Thursday, January 14, 2010

And remember kids, every Thursday is Autonomy Day!

Today was my first reading/writing class of 2010. I tried something a little different with regards to the handouts and I think it worked out well. Until now, I would have them come up and collect the different sheets, but today I put them all together in a package and put them on desks and told students to sit where they saw a package. I think this worked much better because students did not have to take time waiting to get the sheets, and sometimes someone might not collect all the sheets etc, so I will continue this next class as well. I also told them that once they were finished they could leave so many students started right away.

For today's writing assignment I had them write about what they did during the winter break. This time they had to start from the beginning and brainstorm ideas before writing unlike before when all they had to do was write the first draft because we had taken an earlier class to brainstorm ideas for the themes that had to write about. I had to explain though that they needed to start with step 1 because I observed several students starting step 2 without brainstorming. However, this does bring up a point - is brainstorming really effective when writing a short paragraph of 5 to 8 lines? Perhaps if I were writing an essay, I might brainstorm beforehand, but for such a short text, is it really necessary?

The grammar activities for today focused on prepositions for time (on, in, at) and the past tense, especially the irregular verbs. The former task was a sentence correction, while the latter was a fill-in-the-blank.

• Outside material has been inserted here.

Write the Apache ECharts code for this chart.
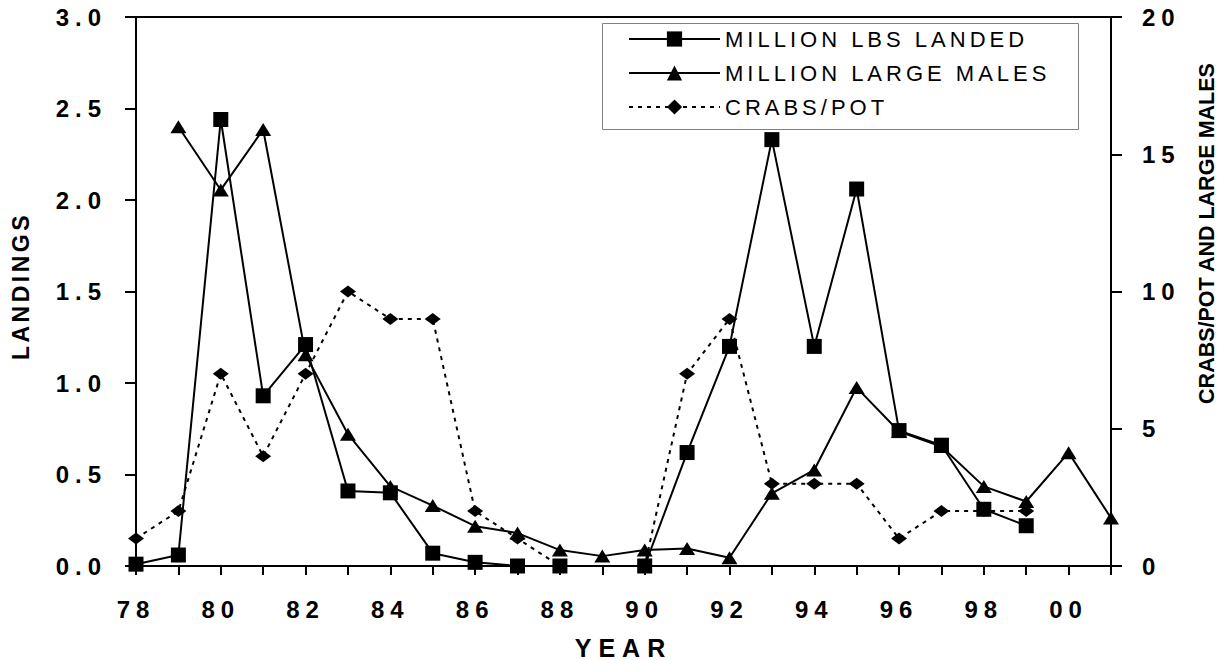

I also gave them another review task for the indefinite and definite articles because students were still making mistakes with them. Honestly, when I was making this task the other day, I started thinking that maybe in the future I might make such an activity a temporary part of the class. What I mean by that is that maybe I will have, say, five review worksheets on the difference between the articles, and over the course of the semester hand them out. In this way students may come to have a better understanding of their usage than if we only did it one time and moved on. This would also be useful for other grammar points that students often have problems with.

The next activity pretty much comes from the above idea - the sentence correction task. This semester especially, I have been giving them a task each week in the hope that they may start to notice certain common mistakes. The tasks are usually based on mistakes I find in their writing samples, but sometimes I make it up myself. Of course, their understanding or noticing of these misktakes really depends on whether or not they actually look at the work when handed back. Perhaps in the future it may be a good idea to take a few minutes to explain or at least ask some students to read the answers so that everyone will have had the chance to take a look at their work again. However, this would be an explicit focus in which case students may not fully take in the information whereas if they noticed on their own, the chances of retaining the knowledge would be greater.

The last activity for the day was another reading task. I won't really explain this as it is pretty much straightforward.

I think overall today's lesson went well, although towards the end some students became a little noisy because many were finishing at the same time. Also, since I asked them to show me their first drafts, they had to wait in line, which easily leads students to talk with those next to them. However, some students stayed despite being finished and talked to their friends, so as not to disrupt other students who were still working, I asked them to leave. Other than that time the students quietly worked away.

This week I have been talking about changing textbooks and this class is no exception, except that I am thinking of using a book again instead of my own materials. I have found one that looks good, but as with all textbooks, you never know what they are really like until you use them in class. I also know that I have been trying to give students as much freedom as possible - although that freedom is really only limited to choice in order of doing the tasks, so one could easily ask whether or not I am really helping students build autonomy - so using a textbook would potentially put control squarely back on me. Of course, I could have students choose the order of the units, but it would be challenging to actually give them choice within each chapter. Furthermore, I have taken two semesters to make my own materials, and although things are not always perfect, going with a textbook would mean not being able to use those materials which I took a lot of time to work on. However, depending on how long it would take to do a chapter, I could easily incorporate some of my materials, especially the reading and sentence correction tasks. I think I will need some more time to consider what to do for this class, but if I do decide to go with a textbook, I will have to order them soon because books tend to take a long time to arrive.